### Goal:
Take the lines from the head of the listing through the one bearing "4.3, 2.8, 1];" and copy them exactly, leaving every picture out.

### Source excerpt:

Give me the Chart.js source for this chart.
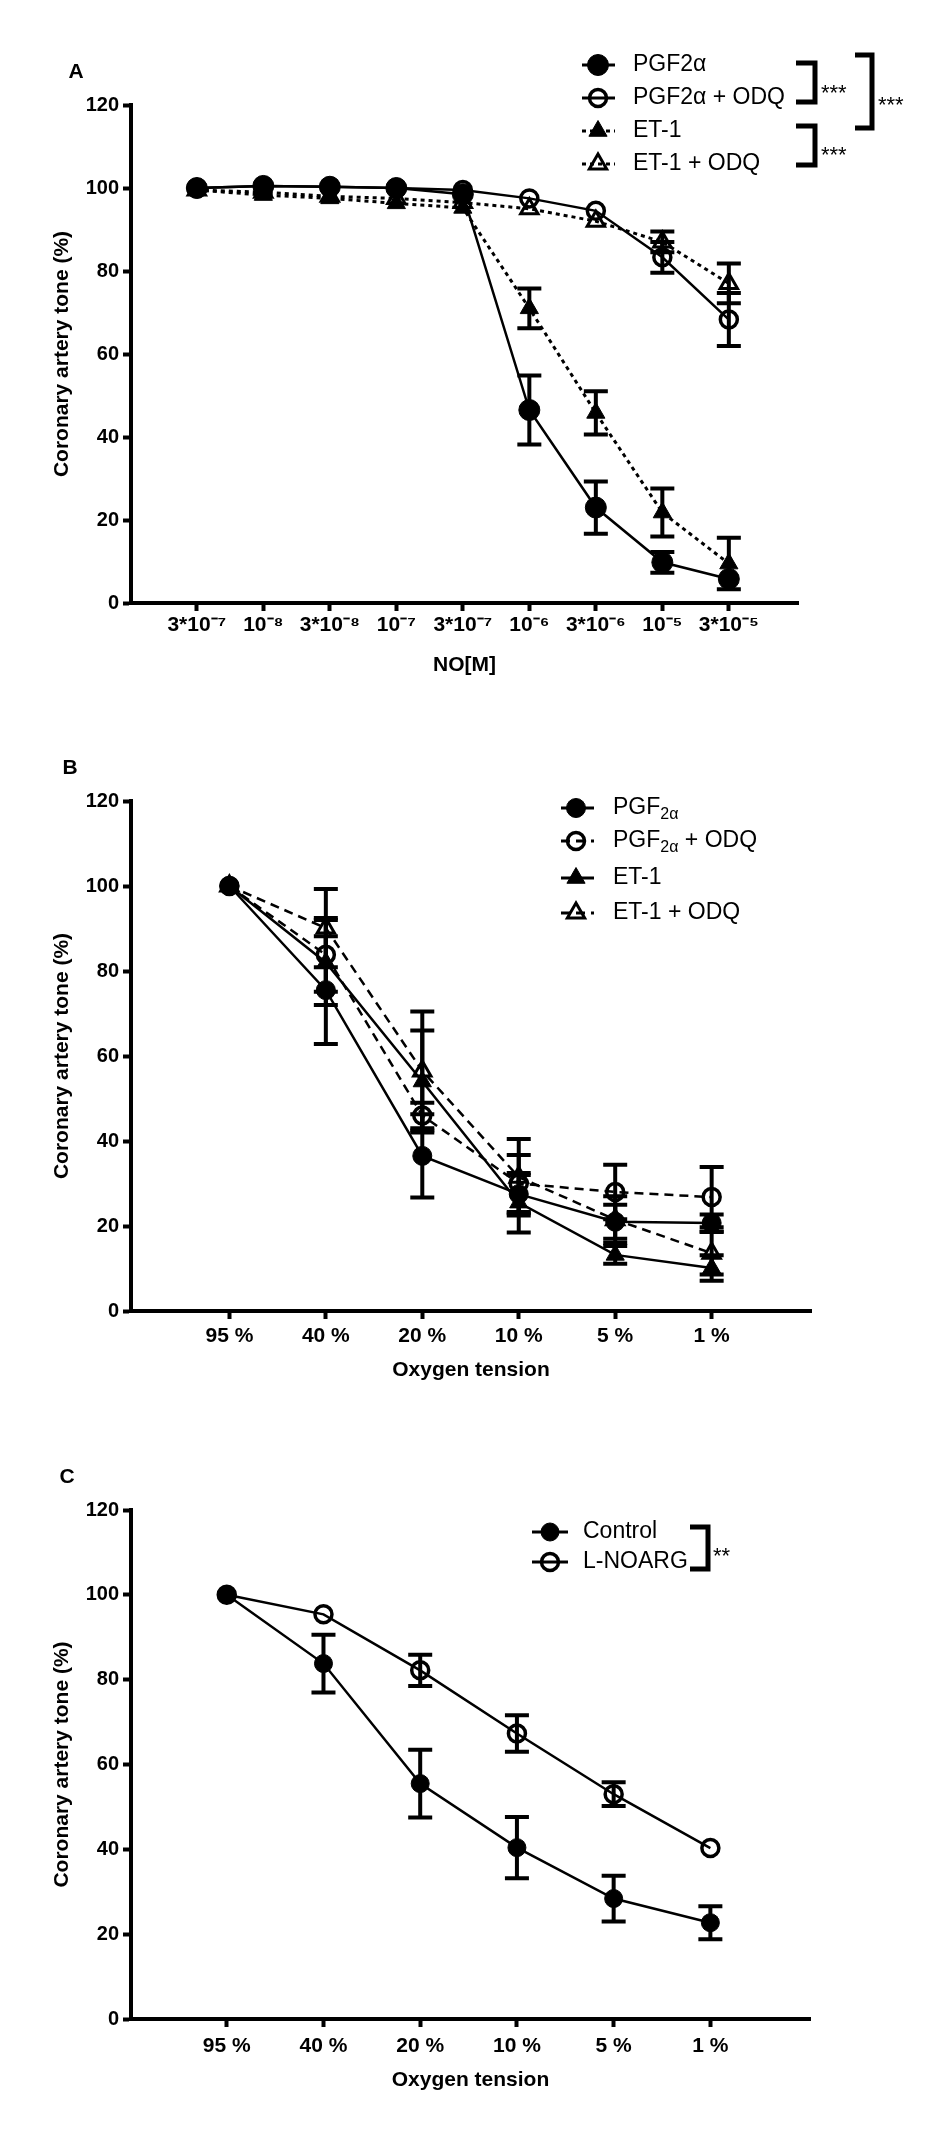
<!DOCTYPE html>
<html>
<head>
<meta charset="utf-8">
<script src="https://cdn.jsdelivr.net/npm/chart.js@4.4.1/dist/chart.umd.min.js"></script>
<style>
  html, body { margin: 0; padding: 0; background: #fff; }
  body { width: 952px; height: 2137px; position: relative; overflow: hidden; }
  .panel { position: absolute; left: 0; width: 952px; }
  canvas { display: block; }
</style>
</head>
<body>
<div class="panel" style="top:0"><canvas id="chartA" width="952" height="700"></canvas></div>
<div class="panel" style="top:700px"><canvas id="chartB" width="952" height="700"></canvas></div>
<div class="panel" style="top:1400px"><canvas id="chartC" width="952" height="737"></canvas></div>
<script>
// ---- tick labels ----
const yTicks = [0, 20, 40, 60, 80, 100, 120];
const doseLabels = ['3*10⁻⁷', '10⁻⁸', '3*10⁻⁸', '10⁻⁷', '3*10⁻⁷', '10⁻⁶', '3*10⁻⁶', '10⁻⁵', '3*10⁻⁵'];
const oxygenLabels = ['95 %', '40 %', '20 %', '10 %', '5 %', '1 %'];

// ---- panel A: tone vs NO, mean and SEM ----
const aPgf       = [100, 100.5, 100.3, 100, 98.5, 46.5, 23, 9.8, 5.8];
const aPgfErr    = [0.5, 0.5, 0.5, 0.5, 0.5, 8.3, 6.3, 2.5, 1];
const aPgfOdq    = [100, 100.5, 100.3, 100, 99.5, 97.5, 94.5, 83.3, 68.3];
const aPgfOdqErr = [0.5, 0.5, 0.5, 0.5, 0.5, 0.8, 1, 3.7, 6.4];
const aEt        = [99.5, 98.3, 97.5, 96.3, 95.2, 71, 45.8, 21.8, 9.5];
const aEtErr     = [0.5, 0.8, 1, 1, 1, 4.8, 5.2, 5.8, 6.2];
const aEtOdq     = [99.5, 99, 98, 97.5, 96.5, 95, 92, 87, 77];
const aEtOdqErr  = [0.5, 0.5, 0.5, 0.8, 1, 1, 1.2, 2.5, 4.8];

// ---- panel B: tone vs oxygen tension ----
const bPgf       = [100, 75.5, 36.5, 27.5, 21, 20.7];
const bPgfErr    = [0.5, 12.7, 9.8, 4.5, 4, 2];
const bPgfOdq    = [100, 83.8, 46, 30, 28, 26.8];
const bPgfOdqErr = [0.5, 8.7, 3, 6.7, 6.4, 7.1];
const bEt        = [100, 82, 54, 25.5, 13.2, 10.1];
const bEtErr     = [0.5, 10, 12, 7, 2.1, 3];
const bEtOdq     = [100, 90.1, 56.5, 31.5, 21.5, 13.6];
const bEtOdqErr  = [0.5, 9.2, 14, 9, 5.5, 5];

// ---- panel C: control vs L-NOARG ----
const cControl    = [100, 83.8, 55.5, 40.4, 28.4, 22.7];
const cControlErr = [0.5, 6.8, 8, 7.2, 5.4, 3.9];
const cNoarg      = [100, 95.4, 82.2, 67.3, 53, 40.3];
const cNoargErr   = [0.5, 0.8, 3.7, 4.3, 2.8, 1];

const INK = '#000';
const NONE = 'rgba(0,0,0,0)';
const FONT = "'Liberation Sans', Arial, Helvetica, sans-serif";
Chart.defaults.font.family = FONT;
Chart.defaults.color = INK;
Chart.defaults.animation = false;

// marker looks
const filledDot = { pointStyle: 'circle', pointRadius: 10.5, pointBackgroundColor: INK, pointBorderWidth: 1 };
const openDot   = { pointStyle: 'circle', pointRadius: 8.5, pointBackgroundColor: NONE, pointBorderWidth: 3.5 };
const filledTri = { pointStyle: 'triangle', pointRadius: 10.5, pointBackgroundColor: INK, pointBorderWidth: 1 };
const openTri   = { pointStyle: 'triangle', pointRadius: 10, pointBackgroundColor: NONE, pointBorderWidth: 3 };

const solid  = { borderWidth: 2.5, borderDash: [] };
const dotted = { borderWidth: 3, borderDash: [4, 4] };
const dashed = { borderWidth: 2.5, borderDash: [9, 6] };

function series(label, values, errors, marker, stroke) {
  return {
    label, errors,
    data: values.map((v, i) => ({ x: i, y: v })),
    borderColor: INK, pointBorderColor: INK,
    fill: false, tension: 0, clip: false,
    ...marker, ...stroke,
  };
}

// ── SEM bars, left out when they would hide behind the marker ──
const CAP = 12;
const errorBars = {
  id: 'errorBars',
  beforeDatasetsDraw(chart) {
    const { ctx, scales: { x, y } } = chart;
    ctx.save();
    ctx.strokeStyle = INK;
    ctx.lineWidth = 4;
    chart.data.datasets.forEach((ds) => {
      ds.data.forEach((pt, i) => {
        const e = ds.errors[i];
        const px = x.getPixelForValue(pt.x);
        const top = y.getPixelForValue(pt.y + e);
        const bot = y.getPixelForValue(pt.y - e);
        if ((bot - top) / 2 < 6) return;
        ctx.beginPath();
        ctx.moveTo(px, top); ctx.lineTo(px, bot);
        ctx.moveTo(px - CAP, top); ctx.lineTo(px + CAP, top);
        ctx.moveTo(px - CAP, bot); ctx.lineTo(px + CAP, bot);
        ctx.stroke();
      });
    });
    ctx.restore();
  },
};

function paintMarker(ctx, m, x, y) {
  const r = m.pointRadius;
  ctx.beginPath();
  if (m.pointStyle === 'triangle') {
    let rad = 0;
    ctx.moveTo(x + Math.sin(rad) * r, y - Math.cos(rad) * r);
    rad += 2 * Math.PI / 3;
    ctx.lineTo(x + Math.sin(rad) * r, y - Math.cos(rad) * r);
    rad += 2 * Math.PI / 3;
    ctx.lineTo(x + Math.sin(rad) * r, y - Math.cos(rad) * r);
    ctx.closePath();
  } else {
    ctx.arc(x, y, r, 0, Math.PI * 2);
  }
  ctx.fillStyle = m.pointBackgroundColor;
  ctx.fill();
  ctx.lineWidth = m.pointBorderWidth;
  ctx.stroke();
}

// ── key box, significance brackets and panel letter ──
function keyBox(spec) {
  return {
    id: 'keyBox',
    afterDraw(chart) {
      const ctx = chart.ctx;
      ctx.save();
      ctx.strokeStyle = INK;
      ctx.fillStyle = INK;
      chart.data.datasets.forEach((ds, k) => {
        const yy = spec.rows[k];
        ctx.setLineDash(ds.borderDash);
        ctx.lineWidth = 3;
        ctx.beginPath();
        ctx.moveTo(spec.lineFrom, yy);
        ctx.lineTo(spec.lineTo, yy);
        ctx.stroke();
        ctx.setLineDash([]);
        paintMarker(ctx, ds, spec.markerX, yy);
        // label, with optional subscript parts
        let tx = spec.textX;
        ctx.fillStyle = INK;
        ctx.textAlign = 'left';
        ctx.textBaseline = 'middle';
        spec.labels[k].forEach((part) => {
          const sub = part.startsWith('_');
          const text = sub ? part.slice(1) : part;
          ctx.font = (sub ? '16px ' : '23px ') + FONT;
          ctx.fillText(text, tx, sub ? yy + 7 : yy);
          tx += ctx.measureText(text).width;
        });
      });
      ctx.lineWidth = 5;
      ctx.lineJoin = 'miter';
      spec.brackets.forEach((b) => {
        ctx.beginPath();
        ctx.moveTo(b.from, b.top);
        ctx.lineTo(b.x, b.top);
        ctx.lineTo(b.x, b.bottom);
        ctx.lineTo(b.from, b.bottom);
        ctx.stroke();
        ctx.font = '22px ' + FONT;
        ctx.textBaseline = 'alphabetic';
        ctx.fillText(b.mark, b.tx, b.ty + 13);
      });
      ctx.font = 'bold 21px ' + FONT;
      ctx.textAlign = 'center';
      ctx.textBaseline = 'middle';
      ctx.fillText(spec.letter, spec.letterX, spec.letterY);
      ctx.restore();
    },
  };
}

function makeChart(id, datasets, ax, spec) {
  const tickGrid = { drawOnChartArea: false, drawTicks: true, tickLength: 8, tickWidth: 4, tickColor: INK };
  const edge = { display: true, color: INK, width: 4 };
  return new Chart(document.getElementById(id), {
    type: 'line',
    data: { datasets },
    options: {
      responsive: false,
      events: [],
      layout: { padding: { top: ax.top, right: 952 - ax.right, left: 0, bottom: 0 } },
      plugins: { legend: { display: false }, tooltip: { enabled: false } },
      scales: {
        x: {
          type: 'linear', min: ax.min, max: ax.max,
          afterBuildTicks: (s) => { s.ticks = ax.labels.map((_, i) => ({ value: i })); },
          afterFit: (s) => { s.height = ax.xHeight; },
          ticks: { callback: (v) => ax.labels[v], font: { size: 21, weight: 'bold' }, padding: ax.tickPad, maxRotation: 0, autoSkip: false },
          grid: tickGrid,
          border: edge,
          title: { display: true, text: ax.title, font: { size: 21, weight: 'bold' }, padding: { top: 0, bottom: ax.titlePad } },
        },
        y: {
          min: 0, max: 120,
          afterBuildTicks: (s) => { s.ticks = yTicks.map((v) => ({ value: v })); },
          afterFit: (s) => { s.width = 131; },
          ticks: { font: { size: 20, weight: 'bold' }, padding: 4 },
          grid: tickGrid,
          border: edge,
          title: { display: true, text: 'Coronary artery tone (%)', font: { size: 21, weight: 'bold' }, padding: { top: 50, bottom: 0 } },
        },
      },
    },
    plugins: [errorBars, keyBox(spec)],
  });
}

makeChart('chartA', [
  series('PGF2α', aPgf, aPgfErr, filledDot, solid),
  series('PGF2α + ODQ', aPgfOdq, aPgfOdqErr, openDot, solid),
  series('ET-1', aEt, aEtErr, filledTri, dotted),
  series('ET-1 + ODQ', aEtOdq, aEtOdqErr, openTri, dotted),
], { labels: doseLabels, min: -0.99, max: 9.04, top: 105, right: 798, xHeight: 97, tickPad: 2, title: 'NO[M]', titlePad: 22 }, {
  labels: [['PGF2α'], ['PGF2α + ODQ'], ['ET-1'], ['ET-1 + ODQ']],
  lineFrom: 582, lineTo: 615, markerX: 598, textX: 633, rows: [65, 98, 131, 164],
  brackets: [
    { x: 815, top: 63, bottom: 102, from: 796, mark: '***', tx: 821, ty: 87 },
    { x: 872, top: 55, bottom: 128, from: 855, mark: '***', tx: 878, ty: 99 },
    { x: 815, top: 126, bottom: 165, from: 796, mark: '***', tx: 821, ty: 149 },
  ],
  letter: 'A', letterX: 76, letterY: 72,
});

makeChart('chartB', [
  series('PGF2α', bPgf, bPgfErr, { ...filledDot, pointRadius: 9.5 }, solid),
  series('PGF2α + ODQ', bPgfOdq, bPgfOdqErr, openDot, dashed),
  series('ET-1', bEt, bEtErr, filledTri, solid),
  series('ET-1 + ODQ', bEtOdq, bEtOdqErr, openTri, dashed),
], { labels: oxygenLabels, min: -1.02, max: 6.03, top: 101, right: 811, xHeight: 89, tickPad: 5, title: 'Oxygen tension', titlePad: 17 }, {
  labels: [['PGF', '_2α'], ['PGF', '_2α', ' + ODQ'], ['ET-1'], ['ET-1 + ODQ']],
  lineFrom: 561, lineTo: 594, markerX: 576, textX: 613, rows: [108, 141, 178, 213],
  brackets: [],
  letter: 'B', letterX: 70, letterY: 68,
});

makeChart('chartC', [
  series('Control', cControl, cControlErr, { ...filledDot, pointRadius: 9 }, solid),
  series('L-NOARG', cNoarg, cNoargErr, openDot, solid),
], { labels: oxygenLabels, min: -0.99, max: 6.03, top: 110, right: 810, xHeight: 118, tickPad: 7, title: 'Oxygen tension', titlePad: 44 }, {
  labels: [['Control'], ['L-NOARG']],
  lineFrom: 532, lineTo: 568, markerX: 550, textX: 583, rows: [132, 162],
  brackets: [{ x: 708, top: 127, bottom: 169, from: 690, mark: '**', tx: 713, ty: 150 }],
  letter: 'C', letterX: 67, letterY: 77,
});
</script>
</body>
</html>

### Response:
Give me the Chart.js source for this chart.
<!DOCTYPE html>
<html>
<head>
<meta charset="utf-8">
<script src="https://cdn.jsdelivr.net/npm/chart.js@4.4.1/dist/chart.umd.min.js"></script>
<style>
  html, body { margin: 0; padding: 0; background: #fff; }
  body { width: 952px; height: 2137px; position: relative; overflow: hidden; }
  .panel { position: absolute; left: 0; width: 952px; }
  canvas { display: block; }
</style>
</head>
<body>
<div class="panel" style="top:0"><canvas id="chartA" width="952" height="700"></canvas></div>
<div class="panel" style="top:700px"><canvas id="chartB" width="952" height="700"></canvas></div>
<div class="panel" style="top:1400px"><canvas id="chartC" width="952" height="737"></canvas></div>
<script>
// ---- tick labels ----
const yTicks = [0, 20, 40, 60, 80, 100, 120];
const doseLabels = ['3*10⁻⁷', '10⁻⁸', '3*10⁻⁸', '10⁻⁷', '3*10⁻⁷', '10⁻⁶', '3*10⁻⁶', '10⁻⁵', '3*10⁻⁵'];
const oxygenLabels = ['95 %', '40 %', '20 %', '10 %', '5 %', '1 %'];

// ---- panel A: tone vs NO, mean and SEM ----
const aPgf       = [100, 100.5, 100.3, 100, 98.5, 46.5, 23, 9.8, 5.8];
const aPgfErr    = [0.5, 0.5, 0.5, 0.5, 0.5, 8.3, 6.3, 2.5, 1];
const aPgfOdq    = [100, 100.5, 100.3, 100, 99.5, 97.5, 94.5, 83.3, 68.3];
const aPgfOdqErr = [0.5, 0.5, 0.5, 0.5, 0.5, 0.8, 1, 3.7, 6.4];
const aEt        = [99.5, 98.3, 97.5, 96.3, 95.2, 71, 45.8, 21.8, 9.5];
const aEtErr     = [0.5, 0.8, 1, 1, 1, 4.8, 5.2, 5.8, 6.2];
const aEtOdq     = [99.5, 99, 98, 97.5, 96.5, 95, 92, 87, 77];
const aEtOdqErr  = [0.5, 0.5, 0.5, 0.8, 1, 1, 1.2, 2.5, 4.8];

// ---- panel B: tone vs oxygen tension ----
const bPgf       = [100, 75.5, 36.5, 27.5, 21, 20.7];
const bPgfErr    = [0.5, 12.7, 9.8, 4.5, 4, 2];
const bPgfOdq    = [100, 83.8, 46, 30, 28, 26.8];
const bPgfOdqErr = [0.5, 8.7, 3, 6.7, 6.4, 7.1];
const bEt        = [100, 82, 54, 25.5, 13.2, 10.1];
const bEtErr     = [0.5, 10, 12, 7, 2.1, 3];
const bEtOdq     = [100, 90.1, 56.5, 31.5, 21.5, 13.6];
const bEtOdqErr  = [0.5, 9.2, 14, 9, 5.5, 5];

// ---- panel C: control vs L-NOARG ----
const cControl    = [100, 83.8, 55.5, 40.4, 28.4, 22.7];
const cControlErr = [0.5, 6.8, 8, 7.2, 5.4, 3.9];
const cNoarg      = [100, 95.4, 82.2, 67.3, 53, 40.3];
const cNoargErr   = [0.5, 0.8, 3.7, 4.3, 2.8, 1];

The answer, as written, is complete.